--- Begin DATA PROVIDED ---

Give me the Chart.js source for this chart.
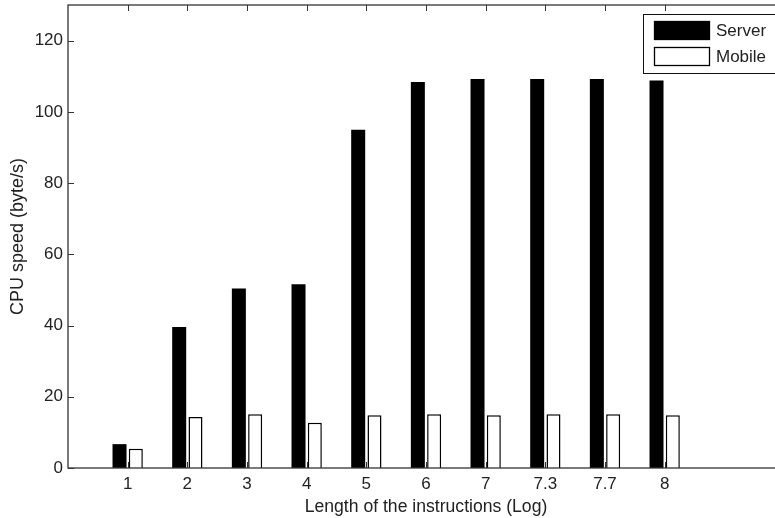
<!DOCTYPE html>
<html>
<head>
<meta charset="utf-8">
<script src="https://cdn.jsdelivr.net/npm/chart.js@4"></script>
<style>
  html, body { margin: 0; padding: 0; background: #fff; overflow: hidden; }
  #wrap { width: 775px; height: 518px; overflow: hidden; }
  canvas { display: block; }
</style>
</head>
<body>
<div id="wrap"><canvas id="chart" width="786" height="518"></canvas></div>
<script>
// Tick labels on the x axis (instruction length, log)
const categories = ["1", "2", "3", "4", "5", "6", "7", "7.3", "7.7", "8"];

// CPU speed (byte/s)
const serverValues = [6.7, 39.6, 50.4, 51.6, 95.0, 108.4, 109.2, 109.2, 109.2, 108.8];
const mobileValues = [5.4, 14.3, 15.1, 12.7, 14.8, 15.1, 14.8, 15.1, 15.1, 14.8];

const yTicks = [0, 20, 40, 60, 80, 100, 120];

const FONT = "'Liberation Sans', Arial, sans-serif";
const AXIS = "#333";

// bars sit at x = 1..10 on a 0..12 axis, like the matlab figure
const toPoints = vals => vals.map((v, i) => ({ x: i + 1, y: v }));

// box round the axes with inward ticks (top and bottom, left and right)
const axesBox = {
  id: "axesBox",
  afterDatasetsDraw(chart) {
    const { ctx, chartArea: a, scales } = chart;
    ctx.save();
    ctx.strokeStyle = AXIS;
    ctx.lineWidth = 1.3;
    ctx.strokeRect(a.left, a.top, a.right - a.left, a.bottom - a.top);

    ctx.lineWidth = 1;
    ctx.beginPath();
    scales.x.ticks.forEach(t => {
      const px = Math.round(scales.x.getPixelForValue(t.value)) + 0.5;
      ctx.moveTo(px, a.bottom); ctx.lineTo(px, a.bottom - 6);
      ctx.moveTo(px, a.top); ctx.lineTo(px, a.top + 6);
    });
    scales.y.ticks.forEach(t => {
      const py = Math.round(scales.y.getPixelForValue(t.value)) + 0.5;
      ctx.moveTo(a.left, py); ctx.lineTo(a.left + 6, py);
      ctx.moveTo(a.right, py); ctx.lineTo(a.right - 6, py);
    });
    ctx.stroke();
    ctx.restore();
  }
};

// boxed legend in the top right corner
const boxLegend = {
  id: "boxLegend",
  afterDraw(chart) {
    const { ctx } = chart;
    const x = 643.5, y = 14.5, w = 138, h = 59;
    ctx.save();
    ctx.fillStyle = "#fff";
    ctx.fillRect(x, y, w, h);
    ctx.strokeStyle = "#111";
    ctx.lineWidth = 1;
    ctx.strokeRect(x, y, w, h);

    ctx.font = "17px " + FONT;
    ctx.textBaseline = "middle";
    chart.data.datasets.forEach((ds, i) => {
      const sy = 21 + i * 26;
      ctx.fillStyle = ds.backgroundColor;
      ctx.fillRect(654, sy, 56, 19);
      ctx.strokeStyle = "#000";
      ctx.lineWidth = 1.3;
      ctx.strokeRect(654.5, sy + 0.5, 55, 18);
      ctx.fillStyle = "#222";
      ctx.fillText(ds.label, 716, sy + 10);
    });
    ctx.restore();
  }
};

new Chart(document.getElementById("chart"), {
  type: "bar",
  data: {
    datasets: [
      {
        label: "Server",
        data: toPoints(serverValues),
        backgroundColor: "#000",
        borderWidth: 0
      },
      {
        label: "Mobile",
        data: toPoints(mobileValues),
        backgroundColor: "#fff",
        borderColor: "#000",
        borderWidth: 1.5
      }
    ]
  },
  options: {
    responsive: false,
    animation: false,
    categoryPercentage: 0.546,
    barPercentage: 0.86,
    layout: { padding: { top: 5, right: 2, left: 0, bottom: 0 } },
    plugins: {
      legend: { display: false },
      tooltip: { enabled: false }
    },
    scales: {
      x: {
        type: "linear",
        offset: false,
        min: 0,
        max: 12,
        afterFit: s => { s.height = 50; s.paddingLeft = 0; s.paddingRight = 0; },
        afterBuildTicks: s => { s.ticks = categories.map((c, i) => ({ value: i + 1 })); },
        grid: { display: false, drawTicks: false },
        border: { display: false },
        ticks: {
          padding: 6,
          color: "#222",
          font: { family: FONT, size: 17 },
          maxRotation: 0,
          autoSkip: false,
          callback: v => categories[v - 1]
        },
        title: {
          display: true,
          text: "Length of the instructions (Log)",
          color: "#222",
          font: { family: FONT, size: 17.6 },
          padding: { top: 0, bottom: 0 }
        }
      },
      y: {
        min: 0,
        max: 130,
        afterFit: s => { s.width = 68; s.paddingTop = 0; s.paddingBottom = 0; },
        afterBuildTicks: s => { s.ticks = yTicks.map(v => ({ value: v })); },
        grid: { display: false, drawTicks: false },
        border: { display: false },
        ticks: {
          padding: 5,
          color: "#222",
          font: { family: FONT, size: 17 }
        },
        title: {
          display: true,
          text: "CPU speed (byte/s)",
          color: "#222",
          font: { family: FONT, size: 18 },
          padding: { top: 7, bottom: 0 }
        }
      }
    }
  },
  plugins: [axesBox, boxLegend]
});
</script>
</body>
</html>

--- End DATA PROVIDED ---

▸ **INSTRUCTIONS TO FOLLOW**
Go from the first line of the data above to the line containing "ctx.strokeRect(a.left, a.top, a.right" and retype exactly those lines, both included, but none of the pictures.

▸ **EXPECTED OUTPUT**
Give me the Chart.js source for this chart.
<!DOCTYPE html>
<html>
<head>
<meta charset="utf-8">
<script src="https://cdn.jsdelivr.net/npm/chart.js@4"></script>
<style>
  html, body { margin: 0; padding: 0; background: #fff; overflow: hidden; }
  #wrap { width: 775px; height: 518px; overflow: hidden; }
  canvas { display: block; }
</style>
</head>
<body>
<div id="wrap"><canvas id="chart" width="786" height="518"></canvas></div>
<script>
// Tick labels on the x axis (instruction length, log)
const categories = ["1", "2", "3", "4", "5", "6", "7", "7.3", "7.7", "8"];

// CPU speed (byte/s)
const serverValues = [6.7, 39.6, 50.4, 51.6, 95.0, 108.4, 109.2, 109.2, 109.2, 108.8];
const mobileValues = [5.4, 14.3, 15.1, 12.7, 14.8, 15.1, 14.8, 15.1, 15.1, 14.8];

const yTicks = [0, 20, 40, 60, 80, 100, 120];

const FONT = "'Liberation Sans', Arial, sans-serif";
const AXIS = "#333";

// bars sit at x = 1..10 on a 0..12 axis, like the matlab figure
const toPoints = vals => vals.map((v, i) => ({ x: i + 1, y: v }));

// box round the axes with inward ticks (top and bottom, left and right)
const axesBox = {
  id: "axesBox",
  afterDatasetsDraw(chart) {
    const { ctx, chartArea: a, scales } = chart;
    ctx.save();
    ctx.strokeStyle = AXIS;
    ctx.lineWidth = 1.3;
    ctx.strokeRect(a.left, a.top, a.right - a.left, a.bottom - a.top);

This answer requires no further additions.